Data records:
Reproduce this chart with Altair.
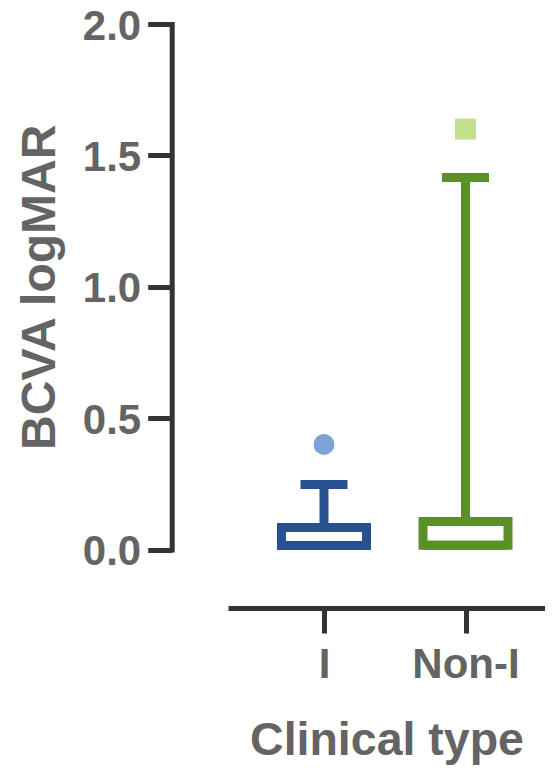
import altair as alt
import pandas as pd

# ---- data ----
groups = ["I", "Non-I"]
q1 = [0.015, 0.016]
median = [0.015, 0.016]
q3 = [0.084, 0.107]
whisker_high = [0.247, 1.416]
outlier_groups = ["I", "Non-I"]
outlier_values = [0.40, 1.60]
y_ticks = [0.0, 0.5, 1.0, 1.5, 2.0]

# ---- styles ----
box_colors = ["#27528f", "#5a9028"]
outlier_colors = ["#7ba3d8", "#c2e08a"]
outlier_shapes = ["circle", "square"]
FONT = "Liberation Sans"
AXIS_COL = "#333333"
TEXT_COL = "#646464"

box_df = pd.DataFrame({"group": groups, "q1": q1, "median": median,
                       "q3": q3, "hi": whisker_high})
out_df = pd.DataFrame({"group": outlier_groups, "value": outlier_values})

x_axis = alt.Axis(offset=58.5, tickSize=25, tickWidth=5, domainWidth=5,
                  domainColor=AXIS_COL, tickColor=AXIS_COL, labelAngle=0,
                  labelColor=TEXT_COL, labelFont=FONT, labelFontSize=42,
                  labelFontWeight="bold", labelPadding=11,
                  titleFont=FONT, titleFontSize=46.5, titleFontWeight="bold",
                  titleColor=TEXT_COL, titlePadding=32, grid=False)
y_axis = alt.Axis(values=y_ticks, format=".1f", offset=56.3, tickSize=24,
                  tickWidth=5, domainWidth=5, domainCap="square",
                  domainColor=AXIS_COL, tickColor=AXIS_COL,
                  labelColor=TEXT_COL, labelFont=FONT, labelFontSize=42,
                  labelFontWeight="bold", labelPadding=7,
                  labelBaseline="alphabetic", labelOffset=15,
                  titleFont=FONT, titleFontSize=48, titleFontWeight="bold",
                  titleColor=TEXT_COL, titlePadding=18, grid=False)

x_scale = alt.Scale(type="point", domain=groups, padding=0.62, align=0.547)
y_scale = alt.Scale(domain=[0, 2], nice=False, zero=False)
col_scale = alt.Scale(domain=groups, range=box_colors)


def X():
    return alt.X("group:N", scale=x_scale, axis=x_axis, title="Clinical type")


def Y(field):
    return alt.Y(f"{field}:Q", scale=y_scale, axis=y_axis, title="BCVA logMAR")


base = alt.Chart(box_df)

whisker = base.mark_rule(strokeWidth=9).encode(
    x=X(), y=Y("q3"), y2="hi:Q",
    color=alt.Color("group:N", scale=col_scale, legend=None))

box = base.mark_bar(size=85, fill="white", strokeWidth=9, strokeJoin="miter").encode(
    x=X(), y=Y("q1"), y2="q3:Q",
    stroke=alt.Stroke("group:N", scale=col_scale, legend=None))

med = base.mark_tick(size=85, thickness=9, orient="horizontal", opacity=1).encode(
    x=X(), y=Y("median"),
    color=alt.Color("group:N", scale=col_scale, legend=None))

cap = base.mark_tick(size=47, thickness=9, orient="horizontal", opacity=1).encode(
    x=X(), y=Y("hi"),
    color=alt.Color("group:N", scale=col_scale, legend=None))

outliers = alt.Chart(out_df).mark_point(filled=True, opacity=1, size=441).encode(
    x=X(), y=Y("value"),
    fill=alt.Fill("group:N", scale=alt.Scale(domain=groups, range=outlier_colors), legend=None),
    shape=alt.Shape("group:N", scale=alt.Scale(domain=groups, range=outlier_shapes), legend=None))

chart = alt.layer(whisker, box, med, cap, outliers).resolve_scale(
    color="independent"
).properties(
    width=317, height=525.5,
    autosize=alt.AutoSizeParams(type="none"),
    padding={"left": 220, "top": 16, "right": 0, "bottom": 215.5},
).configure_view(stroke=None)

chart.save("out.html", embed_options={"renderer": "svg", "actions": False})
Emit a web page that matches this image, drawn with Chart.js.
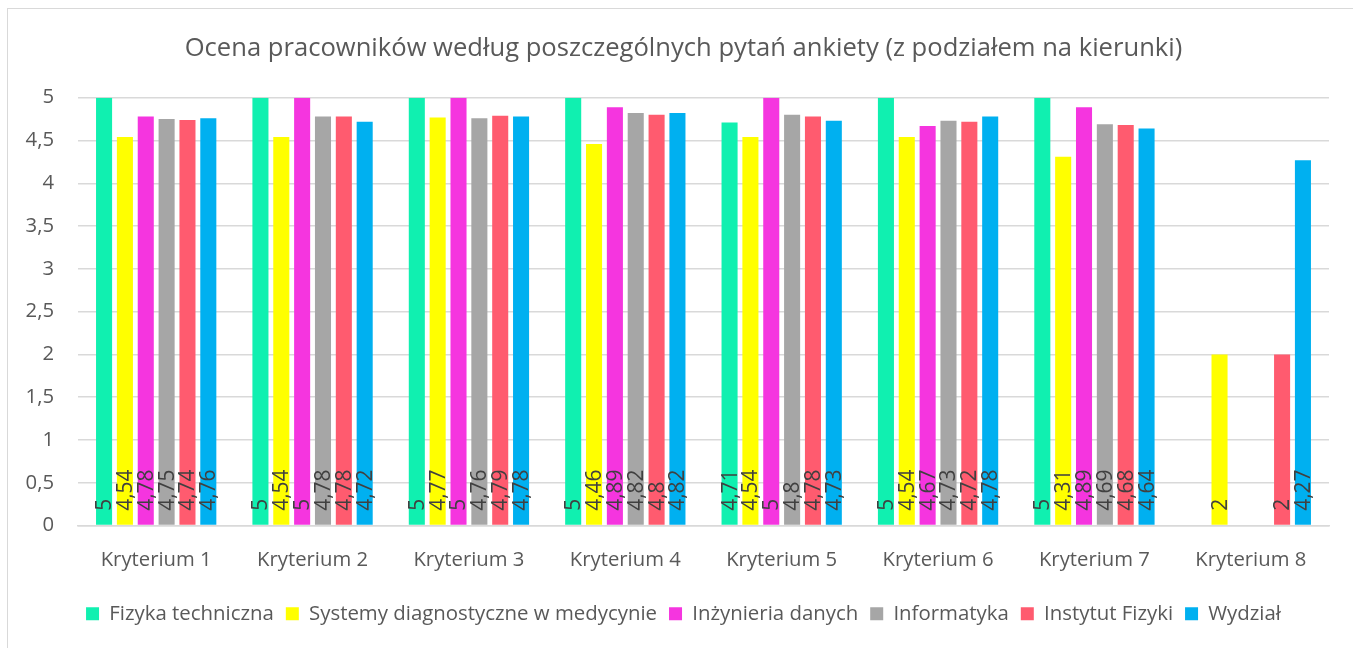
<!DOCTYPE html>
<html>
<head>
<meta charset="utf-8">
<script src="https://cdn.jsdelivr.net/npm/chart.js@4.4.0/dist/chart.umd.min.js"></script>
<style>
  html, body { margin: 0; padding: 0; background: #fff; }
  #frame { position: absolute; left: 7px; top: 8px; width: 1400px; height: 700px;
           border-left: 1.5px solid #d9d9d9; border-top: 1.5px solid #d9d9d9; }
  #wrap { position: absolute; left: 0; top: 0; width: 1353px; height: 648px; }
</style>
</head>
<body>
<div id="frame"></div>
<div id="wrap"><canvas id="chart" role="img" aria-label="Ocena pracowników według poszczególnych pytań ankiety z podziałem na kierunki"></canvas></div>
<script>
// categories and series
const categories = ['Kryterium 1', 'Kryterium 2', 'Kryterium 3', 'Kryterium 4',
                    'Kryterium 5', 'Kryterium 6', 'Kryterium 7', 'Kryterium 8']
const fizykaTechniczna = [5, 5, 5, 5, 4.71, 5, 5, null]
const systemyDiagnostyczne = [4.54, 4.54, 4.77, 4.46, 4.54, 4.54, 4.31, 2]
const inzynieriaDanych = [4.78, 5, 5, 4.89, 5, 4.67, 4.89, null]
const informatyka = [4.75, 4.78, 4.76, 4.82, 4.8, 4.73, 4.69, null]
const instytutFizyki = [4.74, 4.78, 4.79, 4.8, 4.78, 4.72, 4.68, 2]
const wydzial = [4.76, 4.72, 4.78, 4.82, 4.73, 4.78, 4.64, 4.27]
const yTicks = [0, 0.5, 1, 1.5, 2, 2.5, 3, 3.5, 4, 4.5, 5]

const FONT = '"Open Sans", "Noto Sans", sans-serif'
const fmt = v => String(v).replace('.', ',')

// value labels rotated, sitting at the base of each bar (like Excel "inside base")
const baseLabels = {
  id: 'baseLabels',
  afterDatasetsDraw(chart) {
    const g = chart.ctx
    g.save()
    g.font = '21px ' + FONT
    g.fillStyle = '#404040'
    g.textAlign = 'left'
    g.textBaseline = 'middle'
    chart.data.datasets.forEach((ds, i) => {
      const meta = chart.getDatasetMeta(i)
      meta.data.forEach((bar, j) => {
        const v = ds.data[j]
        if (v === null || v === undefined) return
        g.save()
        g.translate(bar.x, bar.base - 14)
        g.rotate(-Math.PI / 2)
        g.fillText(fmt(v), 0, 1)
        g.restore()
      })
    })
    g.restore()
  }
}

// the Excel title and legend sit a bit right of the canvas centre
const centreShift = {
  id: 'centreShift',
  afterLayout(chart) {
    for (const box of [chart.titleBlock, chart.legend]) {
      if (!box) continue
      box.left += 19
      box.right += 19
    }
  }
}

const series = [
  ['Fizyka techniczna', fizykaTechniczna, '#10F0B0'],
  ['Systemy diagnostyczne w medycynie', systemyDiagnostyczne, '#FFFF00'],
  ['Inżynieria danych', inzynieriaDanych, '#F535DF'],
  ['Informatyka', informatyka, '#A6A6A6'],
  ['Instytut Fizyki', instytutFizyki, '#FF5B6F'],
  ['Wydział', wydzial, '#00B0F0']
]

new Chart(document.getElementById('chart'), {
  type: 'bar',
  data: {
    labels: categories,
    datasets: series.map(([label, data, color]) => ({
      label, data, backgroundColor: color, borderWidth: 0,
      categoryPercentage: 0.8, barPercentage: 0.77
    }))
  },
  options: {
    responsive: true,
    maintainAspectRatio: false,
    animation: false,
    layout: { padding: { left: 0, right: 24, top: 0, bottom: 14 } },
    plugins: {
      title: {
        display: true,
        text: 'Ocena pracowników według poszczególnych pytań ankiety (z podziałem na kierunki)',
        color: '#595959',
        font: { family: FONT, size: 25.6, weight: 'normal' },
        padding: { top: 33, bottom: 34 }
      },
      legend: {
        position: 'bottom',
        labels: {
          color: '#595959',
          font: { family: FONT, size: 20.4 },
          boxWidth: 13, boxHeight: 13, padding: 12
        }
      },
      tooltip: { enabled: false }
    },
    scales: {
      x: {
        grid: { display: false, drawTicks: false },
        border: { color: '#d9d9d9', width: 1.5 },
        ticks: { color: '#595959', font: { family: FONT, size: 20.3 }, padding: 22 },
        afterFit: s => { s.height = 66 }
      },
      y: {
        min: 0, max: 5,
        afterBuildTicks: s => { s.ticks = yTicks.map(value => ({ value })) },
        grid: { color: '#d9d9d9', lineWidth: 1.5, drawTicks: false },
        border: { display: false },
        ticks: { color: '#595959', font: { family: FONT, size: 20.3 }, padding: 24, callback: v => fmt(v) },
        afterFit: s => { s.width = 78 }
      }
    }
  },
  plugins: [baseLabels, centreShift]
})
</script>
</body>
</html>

What is needed:
Leave out any pictures and return exactly the lines from the beginning of the data through the line with "y_ticks = [0.0, 0.5, 1.0, 1.5, 2.0]", inclusive.

Answer to this exercise:
Reproduce this chart with Altair.
import altair as alt
import pandas as pd

# ---- data ----
groups = ["I", "Non-I"]
q1 = [0.015, 0.016]
median = [0.015, 0.016]
q3 = [0.084, 0.107]
whisker_high = [0.247, 1.416]
outlier_groups = ["I", "Non-I"]
outlier_values = [0.40, 1.60]
y_ticks = [0.0, 0.5, 1.0, 1.5, 2.0]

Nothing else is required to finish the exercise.